ADAM

CO-FOUNDER
PEOPLE & PROJECTS

ADAM

CO-FOUNDER
PEOPLE & PROJECTS

ADAM

CO-FOUNDER
PEOPLE & PROJECTS

Background & Career

Adam brings a background shaped by proximity to leadership, entrepreneurship, and complex decision-making. Early in his career, he worked closely with executives and founders, gaining firsthand exposure to how businesses are built, funded, and scaled.

Rather than following a traditional, linear career path, Adam developed his expertise by observing, listening, and applying what he learned in real time. His strengths lie in synthesis and translation—understanding ideas from multiple perspectives and helping shape them into something clear, actionable, and sustainable.

Across startups, creative work, and nonprofit initiatives, Adam has consistently operated at the intersection of people, strategy, and execution. He is known for his ability to hold space in a wide range of environments, navigate ambiguity with confidence, and bring structure to complex or fast-moving situations.

What Adam Does

Adam is Co-Founder and Partner, People & Projects at Metacomet Studio.

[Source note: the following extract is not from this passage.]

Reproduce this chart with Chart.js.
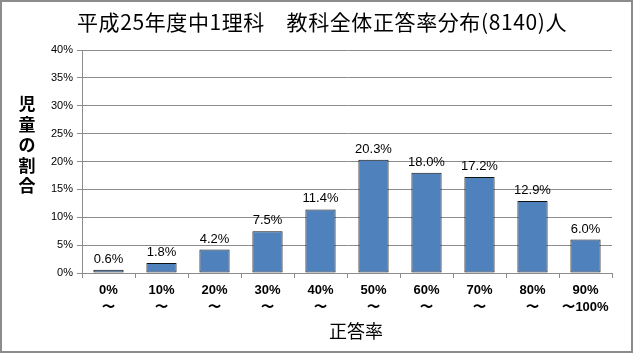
<!DOCTYPE html>
<html>
<head>
<meta charset="utf-8">
<script src="https://cdn.jsdelivr.net/npm/chart.js@4/dist/chart.umd.min.js"></script>
<style>
  html, body { margin: 0; padding: 0; background: #fff; }
  #wrap { width: 633px; height: 353px; }
</style>
</head>
<body>
<div id="wrap"><canvas id="chart" width="633" height="353"></canvas></div>
<script>
// 平成25年度 中1理科 正答率分布
const CATEGORIES = [["0%", "〜"], ["10%", "〜"], ["20%", "〜"], ["30%", "〜"], ["40%", "〜"],
                    ["50%", "〜"], ["60%", "〜"], ["70%", "〜"], ["80%", "〜"], ["90%", "〜100%"]];
const SHARES = [0.6, 1.8, 4.2, 7.5, 11.4, 20.3, 18.0, 17.2, 12.9, 6.0];
const TITLE = "平成25年度中1理科　教科全体正答率分布(8140)人";
const Y_TITLE = ["児", "童", "の", "割", "合"];
const X_TITLE = "正答率";

const JP = '"Noto Sans CJK JP", "Liberation Sans", sans-serif';
const NUM = '"Liberation Sans", "DejaVu Sans", sans-serif';

// title, axis titles, value labels and outer frame
const decor = {
  id: "decor",
  afterDraw(chart) {
    const { ctx } = chart;
    ctx.save();
    ctx.fillStyle = "#000";
    ctx.textAlign = "center";
    ctx.textBaseline = "middle";

    ctx.font = `21px ${JP}`;
    ctx.letterSpacing = "0.6px";
    ctx.fillText(TITLE, 322, 22);
    ctx.letterSpacing = "0px";

    ctx.font = `bold 17px ${JP}`;
    Y_TITLE.forEach((ch, i) => ctx.fillText(ch, 27, 104 + i * 20.5));

    ctx.font = `18px ${JP}`;
    ctx.fillText(X_TITLE, 356, 331);

    // value labels on top of each bar
    ctx.font = `13px ${NUM}`;
    ctx.textBaseline = "alphabetic";
    const meta = chart.getDatasetMeta(0);
    meta.data.forEach((bar, i) => {
      ctx.fillText(SHARES[i].toFixed(1) + "%", bar.x, bar.y - 7);
    });

    ctx.strokeStyle = "#8c8c8c";
    ctx.lineWidth = 2;
    ctx.strokeRect(1, 1, 631, 351);
    ctx.restore();
  },
};

new Chart(document.getElementById("chart").getContext("2d"), {
  type: "bar",
  data: {
    labels: CATEGORIES,
    datasets: [{
      data: SHARES,
      backgroundColor: "#4f81bd",
      borderColor: "#111",
      borderWidth: 1,
      borderSkipped: false,
      barPercentage: 0.57,
      categoryPercentage: 1,
    }],
  },
  options: {
    responsive: false,
    animation: false,
    layout: { padding: { top: 50, right: 21, left: 0, bottom: 0 } },
    plugins: { legend: { display: false }, tooltip: { enabled: false } },
    scales: {
      x: {
        offset: true,
        afterFit: s => { s.height = 80; },
        grid: { offset: true, drawOnChartArea: false, drawTicks: true, tickLength: 5, color: "#8c8c8c" },
        border: { color: "#8c8c8c" },
        ticks: {
          color: "#000", padding: 3,
          font: { family: NUM, size: 13, weight: "bold", lineHeight: 1.38 },
          maxRotation: 0,
        },
      },
      y: {
        min: 0, max: 40,
        afterFit: s => { s.width = 82; },
        grid: { color: "#8c8c8c", tickLength: 5 },
        border: { color: "#8c8c8c" },
        ticks: {
          stepSize: 5, color: "#000", padding: 4,
          font: { family: NUM, size: 11 },
          callback: v => v + "%",
        },
      },
    },
  },
  plugins: [decor],
});
</script>
</body>
</html>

He focuses on strategic direction, partnerships, engagement, and business development, helping guide both client relationships and internal momentum. Adam plays a key role in shaping how ideas translate into action—ensuring that creative direction aligns with real-world constraints, audience needs, and long-term goals.

As a counterbalance to pure ideation, Adam brings a refining lens to the studio’s work. He excels at pressure-testing concepts, identifying potential challenges, and advocating for solutions that serve both the story and the people behind it. His role bridges creative vision with execution, helping ensure that Metacomet Studio’s work remains grounded, human, and effective.

Adam’s Story

For a long time, I didn’t have a clear picture of where I was headed. What I did have was motion.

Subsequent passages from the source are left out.